Key Metrics
- Net Revenue: $12.70 billion (7% yoy)
- Global Banking & Markets: $8.55 billion
- Investment Banking Fees: $1.87 billion
- Advisory: $875 million (up yoy)
- Equity Underwriting: $385 million (25% yoy)
- Debt Underwriting: $605 million (46% yoy)
- FICC: $2.96 billion (down yoy)
- Financing: $949 million (30% yoy)
- Equities: $3.50 billion (18% yoy)
- Intermediation: $2.21 billion (29% yoy)
- Asset & Wealth Management: $3.75 billion (16% yoy)
- Management & Other Fees: $2.62 billion (3% qoq)
- Private Banking & Lending: $756 million (up qoq)

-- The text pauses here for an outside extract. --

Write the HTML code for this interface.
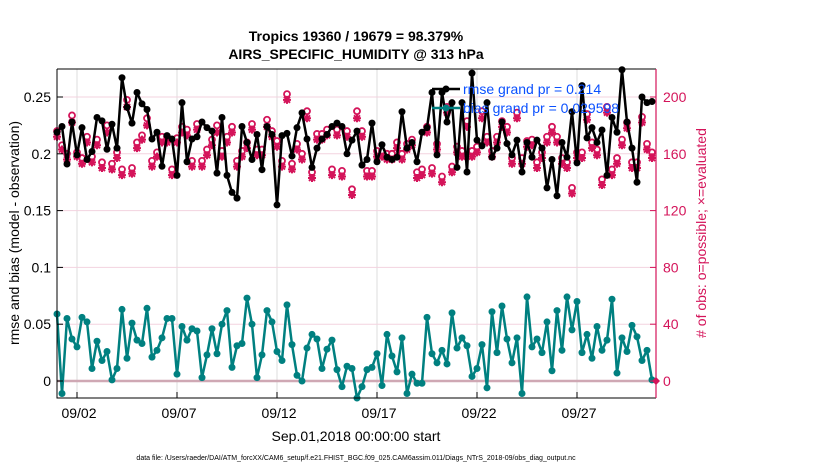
<!DOCTYPE html>
<html><head><meta charset="utf-8"><style>
body{margin:0;background:#fff;width:830px;height:470px;overflow:hidden}
svg{display:block;font-family:"Liberation Sans",Arial,sans-serif}
</style></head><body>
<svg id="chart" width="830" height="470">
<g id="grid"></g>
<g id="marks"></g>
<g id="axes"></g>
<text x="356" y="41" text-anchor="middle" font-size="14" font-weight="bold">Tropics 19360 / 19679 = 98.379%</text>
<text x="356" y="59" text-anchor="middle" font-size="14" font-weight="bold">AIRS_SPECIFIC_HUMIDITY @ 313 hPa</text>
<text x="356" y="441" text-anchor="middle" font-size="14">Sep.01,2018 00:00:00 start</text>
<text x="356" y="460" text-anchor="middle" font-size="7">data file: /Users/raeder/DAI/ATM_forcXX/CAM6_setup/f.e21.FHIST_BGC.f09_025.CAM6assim.011/Diags_NTrS_2018-09/obs_diag_output.nc</text>
<text transform="translate(19,233) rotate(-90)" text-anchor="middle" font-size="14">rmse and bias (model - observation)</text>
<text transform="translate(706,233) rotate(-90)" text-anchor="middle" font-size="14" fill="#d4145a"># of obs: o=possible; ×=evaluated</text>
<g>
<line x1="432" y1="89" x2="460" y2="89" stroke="#000" stroke-width="2.5"/>
<circle cx="446" cy="89" r="3.5" fill="#000"/>
<line x1="432" y1="108" x2="460" y2="108" stroke="#008080" stroke-width="2.5"/>
<circle cx="446" cy="108" r="3.5" fill="#008080"/>
<text x="463" y="94" font-size="14" fill="#0a50ff">rmse grand pr = 0.214</text>
<text x="463" y="113" font-size="14" fill="#0a50ff">bias grand pr = 0.029598</text>
</g>
</svg>
<script>
const xTickLabels=["09/02","09/07","09/12","09/17","09/22","09/27"];
const xTickDays=[1,6,11,16,21,26];
const leftTicks=[0,0.05,0.1,0.15,0.2,0.25];
const rightTicks=[0,40,80,120,160,200];
const rmse=[0.219,0.224,0.191,0.228,0.199,0.223,0.195,0.202,0.232,0.229,0.204,0.226,0.205,0.267,0.241,0.227,0.254,0.244,0.239,0.213,0.219,0.189,0.216,0.213,0.181,0.245,0.193,0.213,0.215,0.228,0.223,0.220,0.183,0.232,0.181,0.166,0.161,0.224,0.210,0.195,0.217,0.186,0.224,0.217,0.155,0.216,0.218,0.198,0.223,0.236,0.213,0.188,0.205,0.213,0.217,0.224,0.227,0.224,0.200,0.212,0.220,
0.190,0.195,0.227,0.193,0.208,0.197,0.195,0.197,0.237,0.205,0.210,0.193,0.219,0.223,0.254,0.199,0.254,0.228,0.245,0.188,0.245,0.184,0.271,0.212,0.207,0.245,0.197,0.205,0.228,0.209,0.199,0.212,0.184,0.210,0.197,0.212,0.205,0.170,0.195,0.163,0.210,0.197,0.237,0.192,0.260,0.214,0.223,0.210,0.221,0.181,0.232,0.219,0.274,0.228,0.205,0.175,0.250,0.245,0.246];
const bias=[0.059,-0.011,0.055,0.037,0.030,0.056,0.052,0.011,0.035,0.018,0.026,0.001,0.011,0.063,0.020,0.051,0.036,0.033,0.064,0.021,0.027,0.038,0.055,0.055,0.006,0.048,0.036,0.046,0.044,0.003,0.023,0.046,0.024,0.050,0.062,0.012,0.031,0.033,0.073,0.050,0.003,0.023,0.062,0.052,0.026,0.018,0.067,0.032,0.005,0.000,0.029,0.041,0.037,0.011,0.028,0.036,0.010,-0.005,0.013,0.011,-0.015,
-0.005,0.010,0.012,0.024,-0.004,0.041,0.022,0.008,0.038,-0.011,0.006,-0.002,-0.002,0.056,0.024,0.016,0.027,0.015,0.060,0.029,0.038,0.031,0.004,0.011,0.032,-0.006,0.061,0.025,0.066,0.037,0.016,0.038,-0.011,0.074,0.030,0.037,0.025,0.052,0.009,0.062,0.027,0.074,0.045,0.070,0.025,0.041,0.020,0.048,0.027,0.036,0.072,0.007,0.038,0.026,0.049,0.039,0.018,0.027,0.001];
const evaluated=[172,163,156,182,158,153,168,154,166,150,175,149,157,145,193,146,164,170,180,151,158,168,168,145,168,175,173,151,177,151,159,166,175,158,168,175,151,158,164,177,159,159,179,172,165,151,198,149,163,156,185,143,170,170,173,145,173,144,172,131,185,
172,144,144,158,158,156,156,164,156,163,166,143,145,175,146,163,140,189,147,161,158,179,158,161,185,168,158,168,179,175,153,185,153,165,166,150,157,168,175,168,153,150,132,157,157,184,164,159,138,189,145,153,166,178,150,150,182,163,157];
const possible=[176,166,160,187,161,157,172,158,170,154,180,153,161,149,198,150,168,173,185,155,161,172,172,149,171,179,177,155,181,155,163,170,180,162,172,179,155,162,168,181,163,163,184,176,169,155,202,153,167,160,190,147,174,174,177,149,177,148,176,135,190,
176,148,148,162,162,160,160,168,160,167,170,147,149,179,150,167,144,193,151,165,162,183,162,165,190,172,162,172,183,179,157,189,157,169,170,154,161,172,179,172,157,154,136,161,161,188,168,163,142,193,149,157,170,182,154,154,186,167,161];
const endCount=[0];

const NS="http://www.w3.org/2000/svg";
const L=57,R=656,T=69,B=398;
const xDay=d=>L+d*20;
const xIdx=i=>xDay(i*0.25);
const yL=v=>381-v*1136;
const yR=c=>381-c*1.42;
function mk(tag,attrs,parent){const e=document.createElementNS(NS,tag);for(const k in attrs)e.setAttribute(k,attrs[k]);parent.appendChild(e);return e;}
const grid=document.getElementById('grid'),marks=document.getElementById('marks'),axes=document.getElementById('axes');
xTickDays.forEach((d,i)=>{
  const gl=mk('line',{x1:xDay(d),x2:xDay(d),y1:T,y2:B,stroke:'#dcdcdc','stroke-width':1},grid);
  
  
  const tk=mk('line',{x1:xDay(d),x2:xDay(d),y1:B,y2:B-6,stroke:'#000'},axes);
  
  
  const t=mk('text',{x:xDay(d)+2,y:418,'text-anchor':'middle','font-size':14},axes);
  t.textContent=xTickLabels[i];
  
  
});
rightTicks.forEach(c=>{
  const gl=mk('line',{x1:L,x2:R,y1:yR(c),y2:yR(c),stroke:'#f3d3df','stroke-width':1},grid);
  
  
  const tk=mk('line',{x1:R,x2:R-6,y1:yR(c),y2:yR(c),stroke:'#d4145a'},axes);
  
  
  const t=mk('text',{x:663,y:yR(c)+5,'font-size':14,fill:'#d4145a'},axes);
  t.textContent=c;
  
  
});
leftTicks.forEach(v=>{
  const tk=mk('line',{x1:L,x2:L+6,y1:yL(v),y2:yL(v),stroke:'#000'},axes);
  
  
  const t=mk('text',{x:51,y:yL(v)+5,'text-anchor':'end','font-size':14},axes);
  t.textContent=String(v);
  
  
});
const zl=mk('line',{x1:L,x2:R,y1:yL(0),y2:yL(0),stroke:'#cfa8b4','stroke-width':2.5},grid);


const ax=mk('path',{d:`M${L},${T}V${B}H${R}`,fill:'none',stroke:'#000','stroke-width':1},axes);


const tl=mk('line',{x1:L,x2:R,y1:T,y2:T,stroke:'#000'},axes);


const ra=mk('line',{x1:R,x2:R,y1:T,y2:B,stroke:'#d4145a','stroke-width':1.2},axes);



// counts
possible.forEach((c,i)=>{
  const p=mk('circle',{cx:xIdx(i),cy:yR(c),r:3,fill:'#fff',stroke:'#d4145a','stroke-width':1.8},marks);
  
  
});
evaluated.forEach((c,i)=>{
  const x=xIdx(i),y=yR(c);
  const s=mk('path',{d:`M${x-4},${y}H${x+4}M${x},${y-4}V${y+4}M${x-3},${y-3}L${x+3},${y+3}M${x-3},${y+3}L${x+3},${y-3}`,stroke:'#d4145a','stroke-width':2},marks);
  
  
  const dot=mk('circle',{cx:x,cy:y,r:2.5,fill:'#d4145a'},marks);
  
  
});
function series(vals,color,name){
  const pl=mk('polyline',{points:vals.map((v,i)=>xIdx(i)+','+yL(v)).join(' '),fill:'none',stroke:color,'stroke-width':2.5,'stroke-linejoin':'round'},marks);
  
  
  vals.forEach((v,i)=>{
    const c=mk('circle',{cx:xIdx(i),cy:yL(v),r:3.5,fill:color},marks);
    
    
  });
}
series(rmse,'#000','rmse');
series(bias,'#008080','bias');
endCount.forEach(c=>{
  const x=xIdx(possible.length)-1,y=yR(c);
  const d=mk('path',{d:`M${x-4},${y}L${x},${y-4}L${x+4},${y}L${x},${y+4}Z`,fill:'#d4145a'},marks);
  
  
});
</script>
</body></html>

- Platform Solutions: $391 million
- Provision for Credit Loss: $397 million (increased from $7 million yoy)
- Non-Compensation Expense: $4.20 billion (down 14% yoy)
- Assets Under Supervision: $3.10 trillion (record high)
Forward guidance
- 2024 Fundraising Expectation: Goldman Sachs expects 2024 fundraising to exceed $60 billion, driven by strong demand across asset classes including private credit, private equity, secondaries, and infrastructure.
- Durable Revenue Growth: The firm anticipates growing more durable revenues at a high single-digit pace over the coming years.
- Asset Management Fees Target: Goldman Sachs aims to achieve $10 billion in management and other fees for 2024.
- Incentive Fees Goal: The company continues to expect to reach an annual target of $1 billion in incentive fees over the medium term.
- Pre-Tax Margin Target: The pre-tax margin in Asset and Wealth Management is expected to improve further, with a mid-20s target already achieved.
- Effective Tax Rate Guidance: For the full year 2024, Goldman Sachs expects an effective tax rate of approximately 22%.
- Capital Return Strategy: The firm returned $2 billion to common shareholders in the quarter, including $978 million in dividends and $1 billion in stock repurchases.
Key takeaways
- Positives:
- David Solomon noted, "We see significant pent-up demand from our clients," indicating strong future activity in investment banking, particularly in M&A, which could drive revenue growth.
- The Asset and Wealth Management segment reported record assets under supervision exceeding $3 trillion, with "27 consecutive quarters of long-term net inflows," showcasing robust client confidence and demand.
- Goldman Sachs raised over $50 billion in alternatives fundraising year-to-date, with expectations to exceed $60 billion for 2024, reflecting strong market interest in private equity and credit.
- Solomon emphasized, "Our client franchise is stronger than ever," suggesting a solid competitive position and resilience in client relationships amid market fluctuations.
- The firm’s focus on improving the durability of revenue streams, particularly in financing, led to record financing revenues in FIC, indicating effective strategic execution.
- Negatives:
- Solomon acknowledged, "Our results were impacted by selected items including the narrowing of our consumer footprint," which reduced ROE by 80 basis points, highlighting ongoing challenges in the consumer segment.
- Regulatory uncertainties were a concern, with Solomon stating, "We continue to have concerns about the overall regulatory process," which could impact capital requirements and operational flexibility.
- Denis Coleman mentioned, "We are still not operating at 10-year averages in M&A and equity volumes," indicating potential headwinds in investment banking performance.
- The firm is experiencing competitive pressures, with Solomon noting, "There are always going to be competition," suggesting that maintaining market share may require ongoing investment and adaptation.
- The transition of the GM card platform could lead to continued operating losses until its closure, as indicated by Coleman, which may affect short-term profitability.
Peer Summary
- Investment Banking Sentiment: Morgan Stanley noted, "We are in the early stages of a multi-year capital markets recovery," contrasting with Goldman Sachs' concerns about M&A and equity volumes not meeting historical averages, indicating a potential divergence in market outlooks.
- Wealth Management Trends: JPMorgan Chase reported, "For the quarter, long-term net inflows were $72 billion," suggesting strong client demand in wealth management, while Goldman Sachs highlighted challenges in its consumer segment, indicating varying client engagement levels.
- Credit Quality Concerns: Citigroup acknowledged, "Lower discretionary spending is impacting our retail services portfolio," which aligns with Goldman Sachs' increased provision for credit loss, reflecting broader sector concerns about consumer behavior.
- Regulatory Pressures: Both Goldman Sachs and Wells Fargo expressed concerns about regulatory uncertainties, with Goldman noting, "We continue to have concerns about the overall regulatory process," while Wells Fargo emphasized the need for compliance work, indicating a shared challenge across the sector.
- Loan Demand Weakness: Wells Fargo mentioned, "Commercial loan demand remains weak, reflecting economic uncertainty," which may resonate with Goldman Sachs' cautious outlook on its consumer footprint and investment banking performance.